Un grand nombre de citations contribue à rendre le récit de la vie particulièrement vivant et riche. Dans ce foisonnement de témoignages, étonne l’absence de Melville. Étrange absence d’autant que James fit de l’amitié particulière entre maîtres et disciples l’un des thèmes essentiels de sa fiction. S’offre à nous aussi le panorama de l’histoire américaine — avec ses Présidents successifs jusqu’à Lincoln, les événements et problèmes historiques majeurs (guerre de Sécession, guerre du Mexique, esclavage). La place et l’importance du puritanisme, comme du transcendantalisme sont mises en relief à travers les grandes figures d’Emerson ou de Thoreau.

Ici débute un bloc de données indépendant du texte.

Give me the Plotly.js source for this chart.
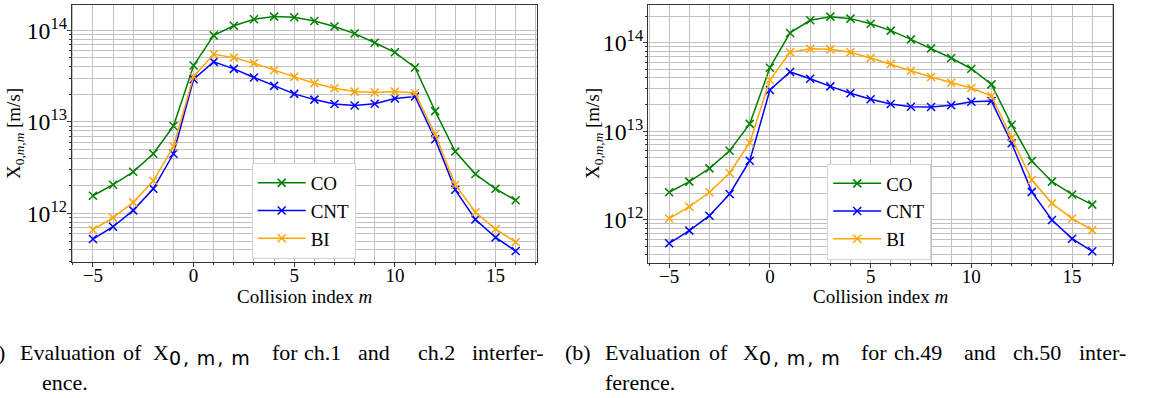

Un important inédit de Nathaniel Hawthorne "À propos de la guerre de Sécession" complète ce livre. Le lecteur prendra ainsi toute la mesure de l’humour et du pacifisme de Hawthorne, position “politiquement incorrect” en pleine guerre civile, au point de déclencher les foudres et la censure de l’éditeur américain.
Mathieu Lindon, “L’Hommage dans le tapis”, Libération, 14 septembre 2000.
Quand James lui consacre son livre, il y a déjà longtemps que Hawthorne est la figure tutélaire de la littérature américaine et peut-être aurait-il aimé lui succéder à cette place. De son vivant, il y échoue radicalement pour deux raisons: parce que le «grand public» se tiendra toujours à distance ; et parce qu'il abandonne lui-même cette ambition américaine en devenant anglais. James a pu en avoir des regrets, jamais des remords. La littérature lui a été sa patrie et son public: il lui suffisait d'y avancer sûr de soi.
Il évoque le « charme indéfinissable, vague, ineffable » de Hawthorne et ajoute quelques phrases qui sont comme le révélateur de ses secrets de fiction et une inhabituelle défense de toute critique littéraire: « En pareil cas, il est vrai, ce manque de précision est un inconvénient ; difficile de montrer du doigt des beautés impalpables; et si d'aventure le lecteur à qui nous avons tenté d'inoculer notre admiration nous informait, après moultes recherches, qu'il ne remarque rien de spécial, nous ne pourrions que lui répondre ceci : en effet, notre objet est subtil. »
Le lecteur d’aujourd’hui n’apprendra pas grand chose sur Nathaniel Hawthorne (1804-1864), mais il pourra toujours goûter telle anecdote, telle analyse d’une œuvre ou découvrir tel extrait de lettre.
Henry James souhaite tout d’abord se justifier d’avoir quitté les États-Unis pour l’Angleterre : l’Amérique a beau être déjà une grande puissance économique, explique-t-il, ce n’est qu’un désert culturel et Hawthorne a eu bien du mérite d’y faire éclore ses chefs-d’œuvre. Le problème tient peut-être à la démocratie qui nivelle la société et la psychologie : il n’y a plus de « types », tout le monde se ressemble et ainsi, selon James, le pittoresque disparaît (par ce mot, il entendait le concret et plus généralement le réalisme). C’est sans doute pourquoi Hawthorne a tant aimé l’allégorie, figure qui n’attire guère son successeur. Cela n’a toutefois pas empêché Hawthorne de dépeindre le mystère de la conscience humaine. James reconnaît aussi que, si Hawthorne a été effectivement attiré par le puritanisme, il n’en a jamais été prisonnier et il a su merveilleusement représenter le mal, chose que l’auteur de Portrait de femme cherchera sans relâche à faire lui aussi dans ses romans. Au total, ce petit livre ne laisse pas d’être assez étrange. Les deux hommes étaient souvent très proches sur l’essentiel et très éloignés sur tant de détails. Hawthorne n’aimait pas l’Europe, tandis que James ne prisait guère la famille et ne supportait pas Melville... Ainsi s’explique sans doute pourquoi il peut se montrer si condescendant à l’occasion et comparer “La Lettre écarlate” à un obscur roman de l’époque.